**INSTRUCTIONS TO FOLLOW**
Copy out each line of the listing that has the word "with" in it.
**** RECORD SET
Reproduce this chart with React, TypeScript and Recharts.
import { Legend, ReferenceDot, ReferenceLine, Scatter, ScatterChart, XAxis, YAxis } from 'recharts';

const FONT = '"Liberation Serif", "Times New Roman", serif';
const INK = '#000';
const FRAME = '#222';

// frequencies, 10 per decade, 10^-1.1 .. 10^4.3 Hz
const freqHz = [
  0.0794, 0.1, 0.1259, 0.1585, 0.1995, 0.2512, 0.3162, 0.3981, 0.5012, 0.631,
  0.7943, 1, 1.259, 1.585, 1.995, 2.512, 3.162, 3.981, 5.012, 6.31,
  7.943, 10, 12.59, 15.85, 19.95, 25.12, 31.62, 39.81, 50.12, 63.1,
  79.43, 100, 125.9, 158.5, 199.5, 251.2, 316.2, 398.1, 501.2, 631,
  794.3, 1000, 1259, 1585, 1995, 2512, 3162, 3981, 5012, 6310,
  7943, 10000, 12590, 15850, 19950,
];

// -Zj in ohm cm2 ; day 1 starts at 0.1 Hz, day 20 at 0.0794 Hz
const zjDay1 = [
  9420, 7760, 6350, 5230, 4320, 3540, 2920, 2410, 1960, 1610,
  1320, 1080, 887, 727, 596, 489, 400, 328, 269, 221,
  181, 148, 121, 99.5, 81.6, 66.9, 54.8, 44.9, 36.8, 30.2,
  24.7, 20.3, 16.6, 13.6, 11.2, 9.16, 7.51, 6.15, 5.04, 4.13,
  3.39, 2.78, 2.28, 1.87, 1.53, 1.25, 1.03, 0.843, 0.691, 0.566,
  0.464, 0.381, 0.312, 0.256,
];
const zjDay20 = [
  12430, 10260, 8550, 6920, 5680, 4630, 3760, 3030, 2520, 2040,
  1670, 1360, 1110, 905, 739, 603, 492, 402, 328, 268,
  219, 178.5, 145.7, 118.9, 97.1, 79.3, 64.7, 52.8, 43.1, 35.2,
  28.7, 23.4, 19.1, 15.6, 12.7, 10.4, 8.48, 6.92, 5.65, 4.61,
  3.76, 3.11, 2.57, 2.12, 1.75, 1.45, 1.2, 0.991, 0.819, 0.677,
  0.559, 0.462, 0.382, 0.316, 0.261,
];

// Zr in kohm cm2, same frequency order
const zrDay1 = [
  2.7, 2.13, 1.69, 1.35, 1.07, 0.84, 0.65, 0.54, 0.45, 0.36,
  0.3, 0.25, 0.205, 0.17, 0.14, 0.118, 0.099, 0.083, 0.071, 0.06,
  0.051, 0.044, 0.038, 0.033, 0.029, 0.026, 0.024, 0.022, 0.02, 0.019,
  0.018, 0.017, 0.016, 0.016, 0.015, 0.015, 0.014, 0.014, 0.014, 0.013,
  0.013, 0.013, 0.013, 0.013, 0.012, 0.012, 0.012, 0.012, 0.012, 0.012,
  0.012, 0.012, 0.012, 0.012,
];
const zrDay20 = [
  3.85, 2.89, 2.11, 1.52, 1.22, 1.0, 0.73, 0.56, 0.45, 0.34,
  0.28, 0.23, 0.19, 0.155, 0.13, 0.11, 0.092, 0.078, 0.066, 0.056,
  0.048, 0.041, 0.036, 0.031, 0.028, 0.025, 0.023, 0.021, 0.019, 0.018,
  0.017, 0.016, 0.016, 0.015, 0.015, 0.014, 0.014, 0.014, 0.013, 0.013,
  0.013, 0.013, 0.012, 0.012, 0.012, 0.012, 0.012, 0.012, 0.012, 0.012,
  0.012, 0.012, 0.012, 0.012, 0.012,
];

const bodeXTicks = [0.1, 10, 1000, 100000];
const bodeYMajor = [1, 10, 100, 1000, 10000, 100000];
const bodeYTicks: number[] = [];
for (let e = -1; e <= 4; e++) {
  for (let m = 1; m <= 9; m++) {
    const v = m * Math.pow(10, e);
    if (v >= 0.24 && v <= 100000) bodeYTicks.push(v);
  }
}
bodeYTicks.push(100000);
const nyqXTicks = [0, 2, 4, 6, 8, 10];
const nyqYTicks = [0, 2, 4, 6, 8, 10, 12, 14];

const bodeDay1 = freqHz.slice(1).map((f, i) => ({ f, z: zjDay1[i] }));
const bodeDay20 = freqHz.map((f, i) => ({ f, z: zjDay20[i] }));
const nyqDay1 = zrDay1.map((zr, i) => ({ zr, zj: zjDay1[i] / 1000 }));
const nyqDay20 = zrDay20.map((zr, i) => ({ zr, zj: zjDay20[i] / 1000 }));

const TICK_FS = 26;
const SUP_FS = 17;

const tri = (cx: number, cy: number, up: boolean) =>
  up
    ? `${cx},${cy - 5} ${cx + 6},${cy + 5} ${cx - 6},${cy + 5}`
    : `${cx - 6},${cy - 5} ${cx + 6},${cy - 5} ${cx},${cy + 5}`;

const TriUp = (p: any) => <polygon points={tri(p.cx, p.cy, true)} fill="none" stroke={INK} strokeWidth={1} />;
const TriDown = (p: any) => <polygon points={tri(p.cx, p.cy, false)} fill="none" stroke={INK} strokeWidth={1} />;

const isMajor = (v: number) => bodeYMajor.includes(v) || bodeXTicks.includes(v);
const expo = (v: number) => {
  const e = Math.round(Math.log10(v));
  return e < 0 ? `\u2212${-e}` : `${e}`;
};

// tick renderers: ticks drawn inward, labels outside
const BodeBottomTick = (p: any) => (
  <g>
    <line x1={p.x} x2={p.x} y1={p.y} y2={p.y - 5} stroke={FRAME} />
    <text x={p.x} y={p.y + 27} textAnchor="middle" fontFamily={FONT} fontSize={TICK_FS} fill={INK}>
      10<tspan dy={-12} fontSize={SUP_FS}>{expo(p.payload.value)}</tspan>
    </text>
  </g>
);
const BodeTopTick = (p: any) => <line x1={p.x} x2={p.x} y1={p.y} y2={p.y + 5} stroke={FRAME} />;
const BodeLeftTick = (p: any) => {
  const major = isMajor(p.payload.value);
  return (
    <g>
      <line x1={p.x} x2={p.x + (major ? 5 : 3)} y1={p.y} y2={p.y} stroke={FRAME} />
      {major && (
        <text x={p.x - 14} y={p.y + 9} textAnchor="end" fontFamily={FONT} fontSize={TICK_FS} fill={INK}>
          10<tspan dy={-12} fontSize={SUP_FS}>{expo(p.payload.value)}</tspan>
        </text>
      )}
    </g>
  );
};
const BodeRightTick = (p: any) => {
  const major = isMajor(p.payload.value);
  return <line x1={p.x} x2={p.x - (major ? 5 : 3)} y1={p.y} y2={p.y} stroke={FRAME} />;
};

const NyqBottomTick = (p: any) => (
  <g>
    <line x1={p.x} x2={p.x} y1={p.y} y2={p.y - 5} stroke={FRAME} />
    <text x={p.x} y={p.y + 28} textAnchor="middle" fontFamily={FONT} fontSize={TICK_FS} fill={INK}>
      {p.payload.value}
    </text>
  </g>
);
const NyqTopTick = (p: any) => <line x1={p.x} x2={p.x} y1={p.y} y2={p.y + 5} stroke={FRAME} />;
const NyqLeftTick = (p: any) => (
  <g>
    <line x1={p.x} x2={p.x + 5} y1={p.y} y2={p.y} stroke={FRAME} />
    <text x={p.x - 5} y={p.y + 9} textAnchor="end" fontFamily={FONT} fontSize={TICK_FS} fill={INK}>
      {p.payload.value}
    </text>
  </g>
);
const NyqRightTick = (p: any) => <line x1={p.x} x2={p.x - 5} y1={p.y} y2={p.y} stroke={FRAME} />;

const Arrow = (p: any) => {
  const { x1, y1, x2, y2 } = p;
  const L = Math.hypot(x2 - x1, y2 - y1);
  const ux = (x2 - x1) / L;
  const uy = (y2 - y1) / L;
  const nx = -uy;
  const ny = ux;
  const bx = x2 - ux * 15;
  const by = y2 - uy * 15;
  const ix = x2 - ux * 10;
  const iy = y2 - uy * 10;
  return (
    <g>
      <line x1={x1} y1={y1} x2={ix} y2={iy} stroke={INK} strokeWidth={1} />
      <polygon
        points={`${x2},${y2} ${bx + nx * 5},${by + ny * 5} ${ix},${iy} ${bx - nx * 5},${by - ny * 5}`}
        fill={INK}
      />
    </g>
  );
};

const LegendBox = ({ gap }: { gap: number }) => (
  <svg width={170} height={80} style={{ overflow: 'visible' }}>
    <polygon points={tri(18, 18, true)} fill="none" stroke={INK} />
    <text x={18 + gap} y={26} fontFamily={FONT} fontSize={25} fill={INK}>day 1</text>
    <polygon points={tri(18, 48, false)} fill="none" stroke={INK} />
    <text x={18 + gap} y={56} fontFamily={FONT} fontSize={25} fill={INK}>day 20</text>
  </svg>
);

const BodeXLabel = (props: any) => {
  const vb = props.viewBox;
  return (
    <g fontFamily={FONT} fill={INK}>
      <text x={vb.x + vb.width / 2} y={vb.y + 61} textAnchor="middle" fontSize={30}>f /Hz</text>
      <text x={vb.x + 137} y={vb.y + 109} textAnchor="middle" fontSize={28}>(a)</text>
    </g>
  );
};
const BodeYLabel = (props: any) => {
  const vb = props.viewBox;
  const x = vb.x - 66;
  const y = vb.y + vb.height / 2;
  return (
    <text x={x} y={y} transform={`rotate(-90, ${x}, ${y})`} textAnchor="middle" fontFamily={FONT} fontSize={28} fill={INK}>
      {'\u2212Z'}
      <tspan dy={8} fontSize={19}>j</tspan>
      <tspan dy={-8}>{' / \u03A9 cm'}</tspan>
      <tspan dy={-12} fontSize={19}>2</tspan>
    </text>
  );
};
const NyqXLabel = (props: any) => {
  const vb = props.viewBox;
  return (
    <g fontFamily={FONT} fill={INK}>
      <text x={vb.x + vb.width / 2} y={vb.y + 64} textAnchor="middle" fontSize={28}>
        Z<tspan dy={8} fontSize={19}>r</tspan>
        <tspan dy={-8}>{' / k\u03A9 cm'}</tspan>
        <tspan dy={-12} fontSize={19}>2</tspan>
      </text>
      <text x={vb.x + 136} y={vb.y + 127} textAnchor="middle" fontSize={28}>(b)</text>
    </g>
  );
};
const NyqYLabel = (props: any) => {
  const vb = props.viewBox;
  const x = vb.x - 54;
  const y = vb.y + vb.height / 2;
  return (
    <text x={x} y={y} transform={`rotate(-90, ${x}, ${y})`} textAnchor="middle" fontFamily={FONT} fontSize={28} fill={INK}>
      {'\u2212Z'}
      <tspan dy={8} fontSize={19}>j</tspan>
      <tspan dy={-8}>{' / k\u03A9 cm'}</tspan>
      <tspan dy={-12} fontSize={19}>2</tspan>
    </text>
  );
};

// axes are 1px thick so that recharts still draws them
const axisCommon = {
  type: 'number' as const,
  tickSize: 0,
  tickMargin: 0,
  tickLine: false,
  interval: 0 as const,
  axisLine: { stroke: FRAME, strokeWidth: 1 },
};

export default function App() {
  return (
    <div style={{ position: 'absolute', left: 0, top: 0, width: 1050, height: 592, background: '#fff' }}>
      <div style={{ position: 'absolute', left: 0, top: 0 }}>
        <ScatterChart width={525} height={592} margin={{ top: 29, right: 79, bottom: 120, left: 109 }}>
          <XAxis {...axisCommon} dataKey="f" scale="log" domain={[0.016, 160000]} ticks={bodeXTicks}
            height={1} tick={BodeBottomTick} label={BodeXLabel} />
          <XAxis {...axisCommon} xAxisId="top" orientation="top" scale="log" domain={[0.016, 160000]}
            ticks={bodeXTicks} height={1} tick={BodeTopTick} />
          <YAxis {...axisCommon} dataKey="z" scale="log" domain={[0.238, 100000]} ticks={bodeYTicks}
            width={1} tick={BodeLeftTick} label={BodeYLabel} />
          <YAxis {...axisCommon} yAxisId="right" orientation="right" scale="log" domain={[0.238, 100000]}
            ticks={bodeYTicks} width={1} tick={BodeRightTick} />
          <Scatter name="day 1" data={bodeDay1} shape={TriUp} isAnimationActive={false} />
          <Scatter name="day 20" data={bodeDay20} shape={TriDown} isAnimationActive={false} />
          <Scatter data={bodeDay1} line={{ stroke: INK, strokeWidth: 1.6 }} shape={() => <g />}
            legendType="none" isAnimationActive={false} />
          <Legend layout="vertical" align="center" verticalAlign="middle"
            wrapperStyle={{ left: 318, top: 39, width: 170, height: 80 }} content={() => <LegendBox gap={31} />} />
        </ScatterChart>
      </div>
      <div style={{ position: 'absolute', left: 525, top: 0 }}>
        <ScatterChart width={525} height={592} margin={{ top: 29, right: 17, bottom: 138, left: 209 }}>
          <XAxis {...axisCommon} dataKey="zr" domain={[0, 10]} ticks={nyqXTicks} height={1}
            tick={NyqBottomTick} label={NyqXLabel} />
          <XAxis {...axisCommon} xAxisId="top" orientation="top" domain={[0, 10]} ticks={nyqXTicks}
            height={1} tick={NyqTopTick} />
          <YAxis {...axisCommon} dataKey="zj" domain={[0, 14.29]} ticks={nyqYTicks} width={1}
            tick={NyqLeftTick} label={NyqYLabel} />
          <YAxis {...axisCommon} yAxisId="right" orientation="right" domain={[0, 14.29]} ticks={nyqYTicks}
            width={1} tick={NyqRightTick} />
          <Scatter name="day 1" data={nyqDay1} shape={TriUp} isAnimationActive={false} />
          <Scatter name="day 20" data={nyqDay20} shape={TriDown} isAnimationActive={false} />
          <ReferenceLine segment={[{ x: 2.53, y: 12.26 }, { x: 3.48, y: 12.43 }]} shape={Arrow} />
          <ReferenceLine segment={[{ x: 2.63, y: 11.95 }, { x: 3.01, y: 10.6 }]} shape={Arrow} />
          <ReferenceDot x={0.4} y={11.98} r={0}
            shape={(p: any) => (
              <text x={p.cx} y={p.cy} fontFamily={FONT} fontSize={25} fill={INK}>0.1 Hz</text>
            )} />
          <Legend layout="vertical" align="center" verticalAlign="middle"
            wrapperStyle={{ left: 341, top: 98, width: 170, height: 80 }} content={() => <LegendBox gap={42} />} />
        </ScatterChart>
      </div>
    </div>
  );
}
********
**** RECORD SET
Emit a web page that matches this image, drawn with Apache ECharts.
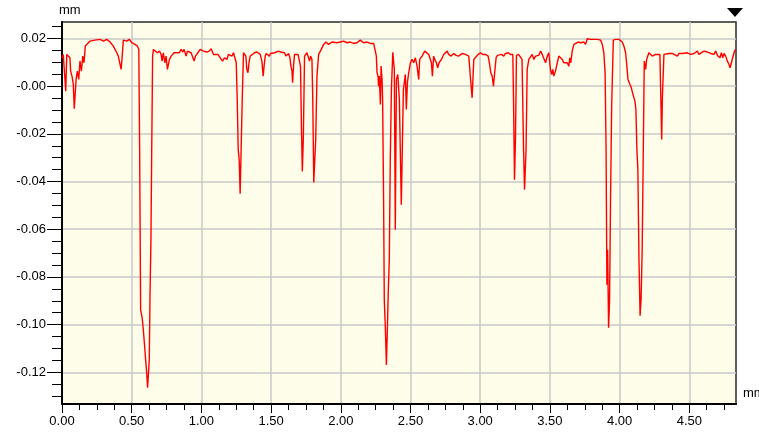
********
**SOLUTION TO THE EXERCISE**
Reproduce this chart with React, TypeScript and Recharts.
Emit a web page that matches this image, drawn with Apache ECharts.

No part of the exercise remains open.